Título: Crise no Japão tira racionalidade do capital
Autor: Campos, Eduardo
Fonte: Valor Econômico, 17/03/2011, Finanças, p. C2
Investidores rápidos no gatilho comandam os mercados locais e externos conforme cresce a preocupação com a crise nuclear enfrentada pelo Japão.
O pregão da quarta-feira foi exemplo claro disso. O tom negativo se aprofundava a cada notícia envolvendo os reatores da usina de Fukushima.
Pela manhã, a correria nas mesas de operação foi patrocinada pelo Comissário de Energia da União Europeia, Guenther Oettinger, que disse que "nas próximas horas poderiam ocorrer eventos catastróficos".
Conforme a notícia piscou nos monitores dos investidores, as ordens de venda se acentuaram nas bolsas e as ordens de compra de dólar subiram nos mercados de câmbio.

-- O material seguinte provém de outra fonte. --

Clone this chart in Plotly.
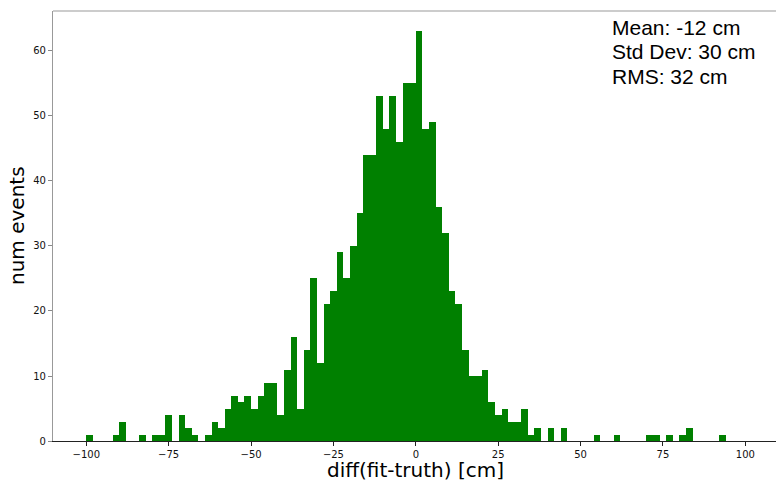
import numpy as np
import plotly.graph_objects as go

# Histogram of fit minus truth, 2 cm bins from -100 to 100 cm
bin_edges = np.arange(-100, 101, 2)
counts = [
    1, 0, 0, 0, 1, 3, 0, 0, 1, 0,
    1, 1, 4, 0, 4, 2, 1, 0, 1, 3,
    2, 5, 7, 6, 7, 5, 7, 9, 9, 4,
    11, 16, 5, 14, 25, 12, 21, 23, 29, 25,
    30, 35, 44, 44, 53, 48, 53, 46, 55, 55,
    63, 48, 49, 36, 32, 23, 21, 14, 10, 10,
    11, 6, 4, 5, 3, 3, 5, 1, 2, 0,
    2, 0, 2, 0, 0, 0, 0, 1, 0, 0,
    1, 0, 0, 0, 0, 1, 1, 0, 1, 0,
    1, 2, 0, 0, 0, 0, 1, 0, 0, 0,
]
stats_lines = ["Mean: -12 cm", "Std Dev: 30 cm", "RMS: 32 cm"]
x_ticks = [-100, -75, -50, -25, 0, 25, 50, 75, 100]
y_ticks = [0, 10, 20, 30, 40, 50, 60]
x_title = "diff(fit-truth) [cm]"
y_title = "num events"

centers = (bin_edges[:-1] + bin_edges[1:]) / 2
widths = np.diff(bin_edges)

W, H = 776, 480
ML, MR, MT, MB = 53, 0, 11, 39
plot_h = H - MT - MB
plot_w = W - ML - MR

tick_font = dict(family="DejaVu Sans", size=10, color="#111111")

fig = go.Figure()
fig.add_trace(go.Bar(
    x=centers, y=counts, width=widths,
    marker=dict(color="#008000", line=dict(width=0)),
    hoverinfo="x+y",
))

def py(ypix):
    return (H - MB - ypix) / plot_h

def px(xpix):
    return (xpix - ML) / plot_w

annotations = []
for i, line in enumerate(stats_lines):
    annotations.append(dict(
        text=line, xref="paper", yref="paper",
        x=px(610), y=py(27 + 24.5 * i),
        xanchor="left", yanchor="middle", showarrow=False,
        font=dict(family="Liberation Sans, Arial", size=21, color="#000000"),
    ))
annotations.append(dict(
    text=x_title, xref="paper", yref="paper",
    x=px(415), y=py(470), xanchor="center", yanchor="middle",
    showarrow=False, font=dict(family="DejaVu Sans", size=20, color="#000000"),
))
annotations.append(dict(
    text=y_title, xref="paper", yref="paper",
    x=px(17), y=0.5, xanchor="center", yanchor="middle", textangle=-90,
    showarrow=False, font=dict(family="DejaVu Sans", size=20, color="#000000"),
))

fig.update_layout(
    width=W, height=H,
    margin=dict(l=ML, r=MR, t=MT, b=MB, pad=0),
    plot_bgcolor="white", paper_bgcolor="white",
    bargap=0, showlegend=False,
    annotations=annotations,
    shapes=[dict(type="line", xref="paper", yref="paper", x0=0, x1=1, y0=1, y1=1,
                 line=dict(color="#999999", width=1.2))],
    xaxis=dict(
        range=[-110.1, 109.3], tickvals=x_ticks, ticks="outside", ticklen=4,
        tickwidth=1, tickcolor="#222222", showline=True, linecolor="#222222",
        linewidth=1.2, showgrid=False, zeroline=False, tickfont=tick_font,
    ),
    yaxis=dict(
        range=[0, 66.15], tickvals=y_ticks, ticks="outside", ticklen=4,
        tickwidth=1, tickcolor="#888888", showline=True, linecolor="#999999",
        linewidth=1.2, showgrid=False, zeroline=False, tickfont=tick_font,
    ),
)

fig.write_html("out.html")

Já à tarde movimento igual a esse foi estimulado pela recomendação do governo americano para seus cidadãos se afastarem ainda mais da usina nuclear de Fukushima. O raio foi ampliado de 50 km para 80 km.
Foi à tarde que o Dow Jones marcou as mínimas do dia e, por aqui, o dólar comercial registrou as máximas. Após cada evento desses, o mercado "voltava à normalidade".
Um sintoma desse "bate e assopra" foi o VIX, índice de volatilidade visto como termômetro do medo do mercado, que chegou a disparar mais de 28% no dia, antes de fechar com alta de 20,9%, aos 29,4 pontos, maior patamar desde julho do ano passado.
Esse mercado rápido é indicação clara de que ninguém sabe quais serão os efeitos secundários de toda essa catástrofe que colocou a terceira maior economia no mundo próxima do colapso. A sequência de eventos ocorridos no Japão provoca um grau de incerteza que coloca à prova toda a "racionalidade" do capital.
Os agentes não conseguem enxergar os próximos dias, mas mantêm a percepção de que em horizontes mais dilatados há possibilidade de melhora, já que a economia japonesa terá de ser reconstruída.
O ponto é que até esse "otimismo de longo prazo" passa a esbarrar na crise nuclear, pois, dependendo do desfecho dos vazamentos e áreas contaminadas, parte do território ficaria inabitável.
Um desdobramento que toma corpo é o questionamento da matriz energética nuclear. São crescentes as notícias de que países vão adiar a construção de novas usinas e rever as unidades já em funcionamento.
Uma onda contra energia nuclear somaria ainda mais incerteza à economia mundial, pois essa matriz é vital para alguns países e não há "bem substituto" disponível no curto prazo.
Voltando o foco ao mercado doméstico, a parcial sobre o fluxo cambial voltou a surpreender os investidores.
No acumulado de março até o dia 11, ou sete dias úteis, o saldo estava positivo em US$ 7,429 bilhões. Montante superior a todo o saldo de fevereiro, de US$ 7,419 bilhões. Apenas na semana passada, que teve dois dias e meio de atividade, a sobra de dólares foi de US$ 6 bilhões.
O país não tem característica de "porto seguro" em momentos de incerteza, nem as perspectivas de curto prazo são muito animadoras, já que próprios gestores externos alertam para inflação, alta de juros, medidas prudenciais e menor crescimento da economia.
Mas o que estimulou essa enxurrada de dólares? Uma boa resposta é: o próprio governo.
Ao deixar circular no mercado, por mais de uma semana, rumores, boatos e diversas matérias feitas com base em "fontes oficiais" e "fontes próximas ao ministro", o governo parece ter estimulado uma antecipação de fluxo.
"Isso é grana fugindo da maldade", resume um gestor, indicando que, ao ameaçar ao invés de tomar medidas e pegar o mercado de surpresa, o governo instiga a entrada de dinheiro no país.
O raciocínio é lógico. Se vem uma canetada no câmbio, melhor enviar o dinheiro logo para o Brasil, mesmo que não seja para comprar bolsa, juros ou qualquer outra coisa imediatamente.